→ Supplied data:
>> begin

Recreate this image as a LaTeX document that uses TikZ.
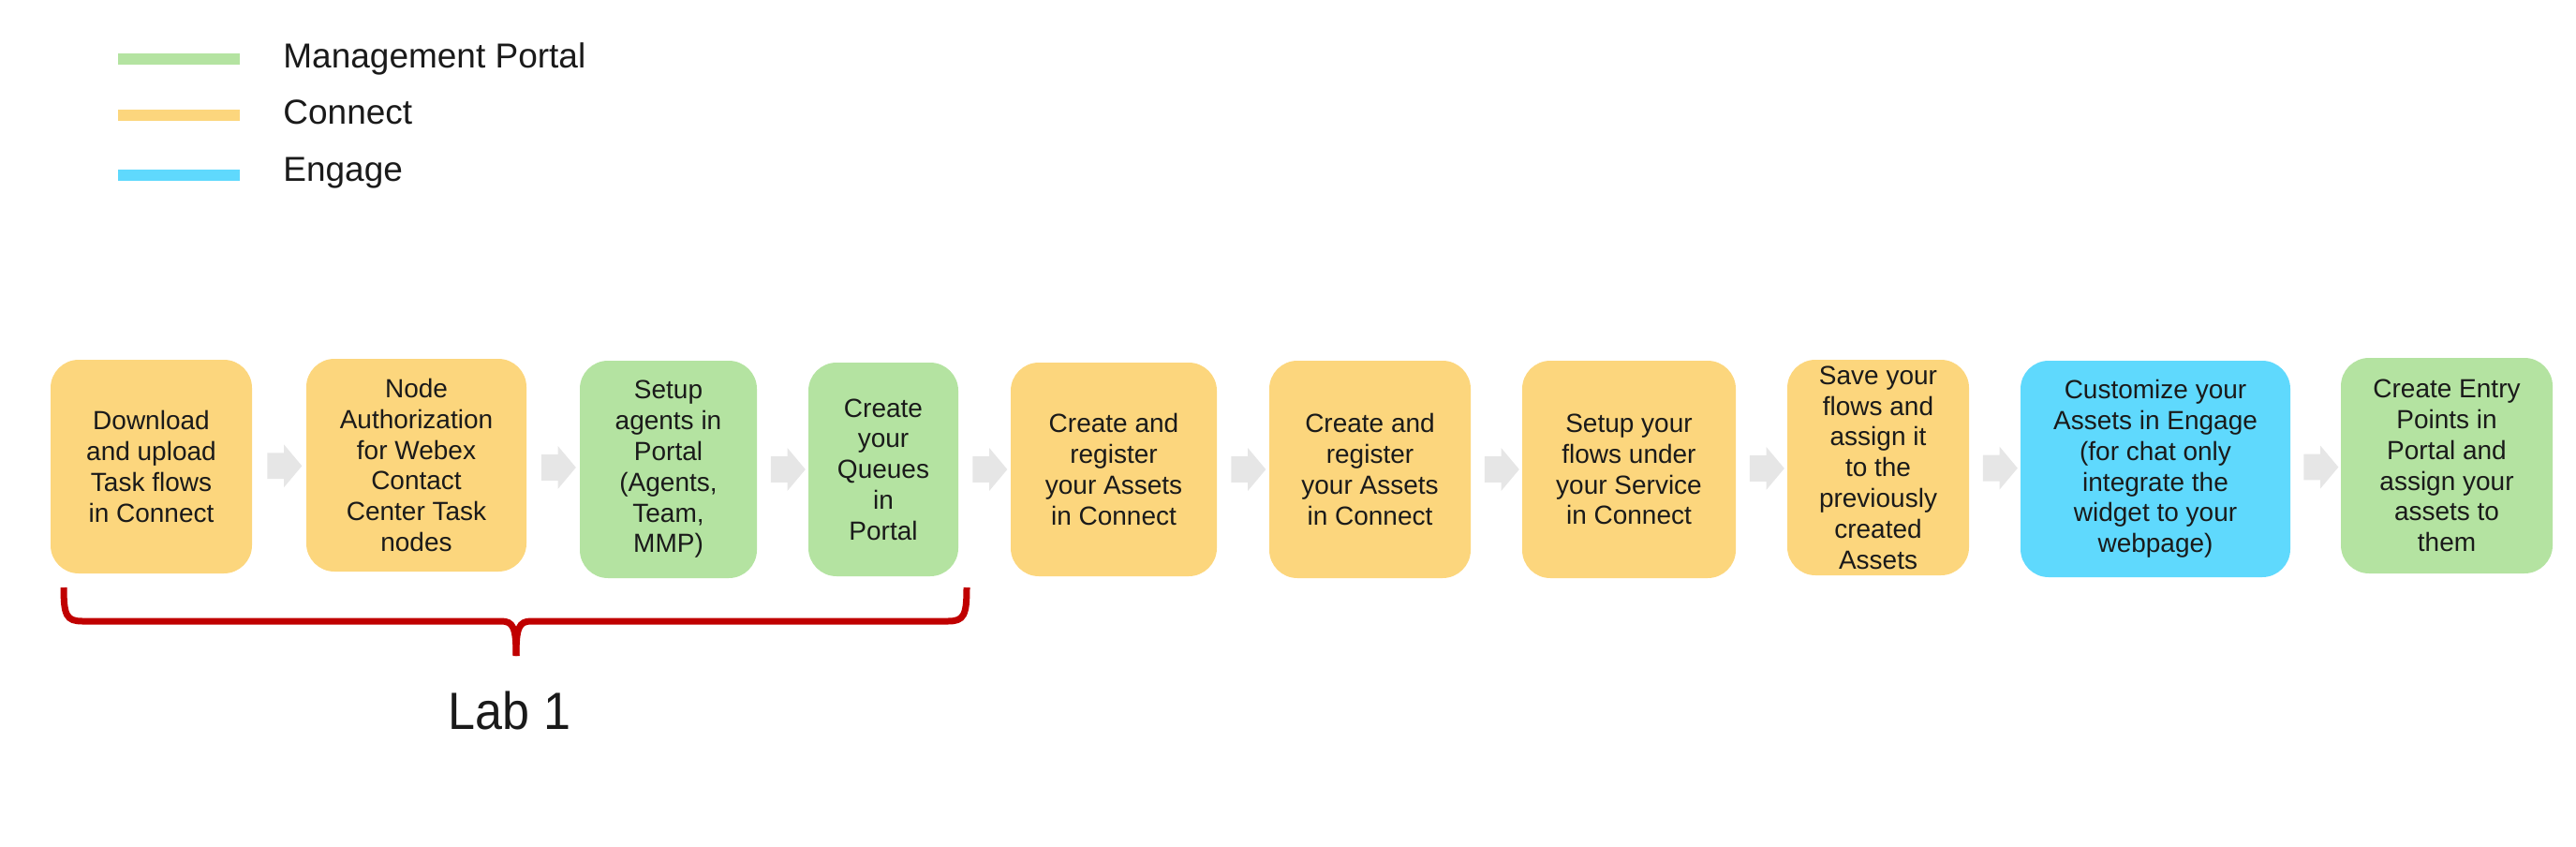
\documentclass[tikz,border=0pt]{standalone}
\usepackage{fontspec}
\setmainfont{Liberation Sans}
\usetikzlibrary{shapes.arrows,calc}
\definecolor{portalgreen}{HTML}{B4E3A1}
\definecolor{connectorange}{HTML}{FCD67D}
\definecolor{engageblue}{HTML}{5FD9FD}
\definecolor{arrowgray}{HTML}{E6E6E6}
\definecolor{bracered}{HTML}{C00000}
\definecolor{txt}{HTML}{1A1A1A}
\begin{document}
\begin{tikzpicture}[x=0.5pt,y=-0.5pt,
  stepbox/.style={rounded corners=15pt, inner sep=0pt, align=center, text=txt,
    font=\fontsize{14}{16.4}\selectfont},
  orangebox/.style={stepbox, fill=connectorange},
  greenbox/.style={stepbox, fill=portalgreen},
  bluebox/.style={stepbox, fill=engageblue},
  garrow/.style={single arrow, fill=arrowgray, draw=none, inner sep=0pt,
    minimum height=18.5pt,
    single arrow head extend=4.5pt, single arrow tip angle=100},
  legendtxt/.style={anchor=base west, inner sep=0pt, text=txt,
    font=\fontsize{18.5}{22}\selectfont},
  legendline/.style={line width=6pt}
]
\useasboundingbox (0,0) rectangle (2750,904);

% legend
\draw[legendline, portalgreen] (126,63) -- (256,63);
\draw[legendline, connectorange] (126,123) -- (256,123);
\draw[legendline, engageblue] (126,187) -- (256,187);
\node[legendtxt] (lg1) at (302,73) {Management Portal};
\node[legendtxt] (lg2) at (302,133) {Connect};
\node[legendtxt] (lg3) at (302,193) {Engage};

% steps
\node[orangebox, minimum width=107.5pt, minimum height=114pt] (b1) at (161.5,498)
  {Download\\and upload\\Task flows\\in Connect};
\node[orangebox, minimum width=117.5pt, minimum height=113.5pt] (b2) at (444.5,496.5)
  {Node\\Authorization\\for Webex\\Contact\\Center Task\\nodes};
\node[greenbox, minimum width=94.5pt, minimum height=116pt] (b3) at (713.5,501)
  {Setup\\agents in\\Portal\\(Agents,\\Team,\\MMP)};
\node[greenbox, minimum width=80pt, minimum height=114pt] (b4) at (943,501)
  {Create\\your\\Queues\\in\\Portal};
\node[orangebox, minimum width=110pt, minimum height=114pt] (b5) at (1189,501)
  {Create and\\register\\your Assets\\in Connect};
\node[orangebox, minimum width=107.5pt, minimum height=116pt] (b6) at (1462.5,501)
  {Create and\\register\\your Assets\\in Connect};
\node[orangebox, minimum width=114pt, minimum height=116pt] (b7) at (1739,501)
  {Setup your\\flows under\\your Service\\in Connect};
\node[orangebox, minimum width=97pt, minimum height=115pt] (b8) at (2005,499)
  {Save your\\flows and\\assign it\\to the\\previously\\created\\Assets};
\node[bluebox, minimum width=144pt, minimum height=115.5pt] (b9) at (2301,500.5)
  {Customize your\\Assets in Engage\\(for chat only\\integrate the\\widget to your\\webpage)};
\node[greenbox, minimum width=113pt, minimum height=115pt] (b10) at (2612,497)
  {Create Entry\\Points in\\Portal and\\assign your\\assets to\\them};

% arrows
\foreach \a/\b in {b1/b2,b2/b3,b3/b4,b4/b5,b5/b6,b6/b7,b7/b8,b8/b9,b9/b10}{
  \path (\a) -- node[midway, garrow] {\rule{0pt}{13.5pt}} (\b);
}

% brace
\draw[bracered, line width=3.5pt, line cap=butt]
  (68,627) .. controls (68,657) and (71,663) .. (88,663) -- (535,663)
  .. controls (548,663) and (551,670) .. (551,700);
\draw[bracered, line width=3.5pt, line cap=butt]
  (1032,627) .. controls (1032,657) and (1029,663) .. (1012,663) -- (567,663)
  .. controls (554,663) and (551,670) .. (551,700);
\node[anchor=base, inner sep=0pt, text=txt, font=\fontsize{28}{30}\selectfont,
  xscale=0.93, transform shape] (lab) at (544,778) {Lab 1};
\end{tikzpicture}
\end{document}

>> end

→ Goal: Return, unchanged, the lines from the first line of the material through the line that holds "(lg3) at (302,193)", inclusive, omitting pictures.

→ Output for this task:
Recreate this image as a LaTeX document that uses TikZ.
\documentclass[tikz,border=0pt]{standalone}
\usepackage{fontspec}
\setmainfont{Liberation Sans}
\usetikzlibrary{shapes.arrows,calc}
\definecolor{portalgreen}{HTML}{B4E3A1}
\definecolor{connectorange}{HTML}{FCD67D}
\definecolor{engageblue}{HTML}{5FD9FD}
\definecolor{arrowgray}{HTML}{E6E6E6}
\definecolor{bracered}{HTML}{C00000}
\definecolor{txt}{HTML}{1A1A1A}
\begin{document}
\begin{tikzpicture}[x=0.5pt,y=-0.5pt,
  stepbox/.style={rounded corners=15pt, inner sep=0pt, align=center, text=txt,
    font=\fontsize{14}{16.4}\selectfont},
  orangebox/.style={stepbox, fill=connectorange},
  greenbox/.style={stepbox, fill=portalgreen},
  bluebox/.style={stepbox, fill=engageblue},
  garrow/.style={single arrow, fill=arrowgray, draw=none, inner sep=0pt,
    minimum height=18.5pt,
    single arrow head extend=4.5pt, single arrow tip angle=100},
  legendtxt/.style={anchor=base west, inner sep=0pt, text=txt,
    font=\fontsize{18.5}{22}\selectfont},
  legendline/.style={line width=6pt}
]
\useasboundingbox (0,0) rectangle (2750,904);

% legend
\draw[legendline, portalgreen] (126,63) -- (256,63);
\draw[legendline, connectorange] (126,123) -- (256,123);
\draw[legendline, engageblue] (126,187) -- (256,187);
\node[legendtxt] (lg1) at (302,73) {Management Portal};
\node[legendtxt] (lg2) at (302,133) {Connect};
\node[legendtxt] (lg3) at (302,193) {Engage};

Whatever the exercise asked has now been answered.